Entries with chart source code
===

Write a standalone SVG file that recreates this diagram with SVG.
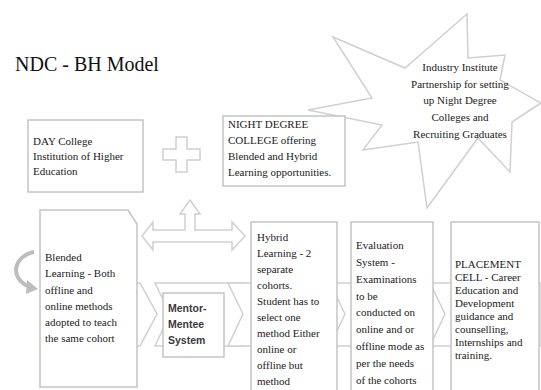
<svg xmlns="http://www.w3.org/2000/svg" width="541" height="390" viewBox="0 0 541 390">
<style>
.box{fill:#fff;stroke:#c4c4c4;stroke-width:1.5}
.bg{fill:#fff;stroke:#d0d0d0;stroke-width:1.5}
.t{font-family:"Liberation Serif","Times New Roman",serif;font-size:11px;fill:#1a1a1a}
.m{font-family:"Liberation Sans",Arial,sans-serif;font-size:10.5px;font-weight:bold;fill:#3a3a3a}
</style>
<rect width="541" height="390" fill="#fff"/>
<text x="15" y="71" font-family="Liberation Serif,Times New Roman,serif" font-size="20" fill="#111">NDC - BH Model</text>

<g id="star">
<polygon class="bg" points="308,110 372,98 333,37 405,68 467,14 468,58 505,55 500,80 541,103 512,122 510,172 478,138 427,208 418,142 363,150 382,125"/>
<text class="t" text-anchor="middle"><tspan x="460" y="71">Industry Institute</tspan><tspan x="460" y="88">Partnership for setting</tspan><tspan x="460" y="104">up Night Degree</tspan><tspan x="460" y="121">Colleges and</tspan><tspan x="460" y="138">Recruiting Graduates</tspan></text>
</g>

<g id="day">
<rect class="box" x="28" y="120" width="115" height="72"/>
<text class="t"><tspan x="33" y="145">DAY College</tspan><tspan x="33" y="160">Institution of Higher</tspan><tspan x="33" y="175">Education</tspan></text>
</g>

<g id="plus">
<polygon class="bg" points="176,137 187,137 187,149 200,149 200,160 187,160 187,172 176,172 176,160 163,160 163,149 176,149"/>
</g>

<g id="night">
<rect class="box" x="223" y="116" width="122" height="70"/>
<text class="t"><tspan x="228" y="128">NIGHT DEGREE</tspan><tspan x="228" y="144">COLLEGE offering</tspan><tspan x="228" y="160">Blended and Hybrid</tspan><tspan x="228" y="176">Learning opportunities.</tspan></text>
</g>

<g id="connectors">
<polygon class="bg" points="155,283 245,283 262,314 245,346 155,346 170,314"/>
<polygon class="bg" points="120,283 140,283 157,314 140,346 120,346"/>
<polygon class="bg" points="228,283 335,283 352,314 335,346 228,346 243,314"/>
<polygon class="bg" points="330,283 433,283 450,314 433,346 330,346 345,314"/>
<polygon class="bg" points="430,283 541,283 541,346 430,346 445,314"/>
<polygon class="bg" points="190,200 200,214 195,214 195,230 232,230 232,222 245,236 232,250 232,242 153,242 153,250 142,236 153,222 153,230 185,230 185,214 180,214"/>
<path d="M34,252 C14,256 8,278 30,287" fill="none" stroke="#bdbdbd" stroke-width="4"/>
<polygon points="27,280 38,289 26,294" fill="#bdbdbd"/>
</g>

<g id="blended">
<polygon class="box" points="40,210 128,210 137,224 137,387 40,387"/>
<text class="t"><tspan x="45" y="261">Blended</tspan><tspan x="45" y="277">Learning - Both</tspan><tspan x="45" y="294">offline and</tspan><tspan x="45" y="310">online methods</tspan><tspan x="45" y="326">adopted to teach</tspan><tspan x="45" y="342">the same cohort</tspan></text>
</g>

<g id="mentor">
<rect class="box" x="163" y="293" width="61" height="64"/>
<text class="m"><tspan x="168" y="312">Mentor-</tspan><tspan x="168" y="328">Mentee</tspan><tspan x="168" y="344">System</tspan></text>
</g>

<g id="hybrid">
<rect class="box" x="251" y="222" width="86" height="172"/>
<text class="t"><tspan x="257" y="241">Hybrid</tspan><tspan x="257" y="257">Learning - 2</tspan><tspan x="257" y="273">separate</tspan><tspan x="257" y="289">cohorts.</tspan><tspan x="257" y="305">Student has to</tspan><tspan x="257" y="321">select one</tspan><tspan x="257" y="337">method Either</tspan><tspan x="257" y="353">online or</tspan><tspan x="257" y="369">offline but</tspan><tspan x="257" y="385">method</tspan></text>
</g>

<g id="evaluation">
<rect class="box" x="351" y="222" width="82" height="172"/>
<text class="t"><tspan x="356" y="249">Evaluation</tspan><tspan x="356" y="266">System -</tspan><tspan x="356" y="283">Examinations</tspan><tspan x="356" y="300">to be</tspan><tspan x="356" y="316">conducted on</tspan><tspan x="356" y="333">online and or</tspan><tspan x="356" y="350">offline mode as</tspan><tspan x="356" y="367">per the needs</tspan><tspan x="356" y="384">of the cohorts</tspan></text>
</g>

<g id="placement">
<rect class="box" x="451" y="222" width="88" height="172"/>
<text class="t"><tspan x="455" y="268">PLACEMENT</tspan><tspan x="455" y="281">CELL - Career</tspan><tspan x="455" y="294">Education and</tspan><tspan x="455" y="307">Development</tspan><tspan x="455" y="320">guidance and</tspan><tspan x="455" y="333">counselling,</tspan><tspan x="455" y="346">Internships and</tspan><tspan x="455" y="359">training.</tspan></text>
</g>
</svg>
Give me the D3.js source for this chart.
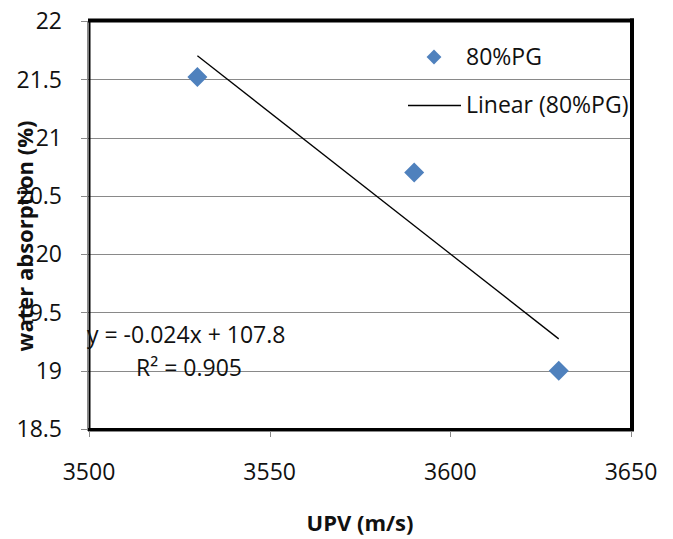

===

## Work required
Up to and including the line that contains "- BH Model</text>", print the records above exactly from their first line, without any pictures.

## Exercise solution
Write a standalone SVG file that recreates this diagram with SVG.
<svg xmlns="http://www.w3.org/2000/svg" width="541" height="390" viewBox="0 0 541 390">
<style>
.box{fill:#fff;stroke:#c4c4c4;stroke-width:1.5}
.bg{fill:#fff;stroke:#d0d0d0;stroke-width:1.5}
.t{font-family:"Liberation Serif","Times New Roman",serif;font-size:11px;fill:#1a1a1a}
.m{font-family:"Liberation Sans",Arial,sans-serif;font-size:10.5px;font-weight:bold;fill:#3a3a3a}
</style>
<rect width="541" height="390" fill="#fff"/>
<text x="15" y="71" font-family="Liberation Serif,Times New Roman,serif" font-size="20" fill="#111">NDC - BH Model</text>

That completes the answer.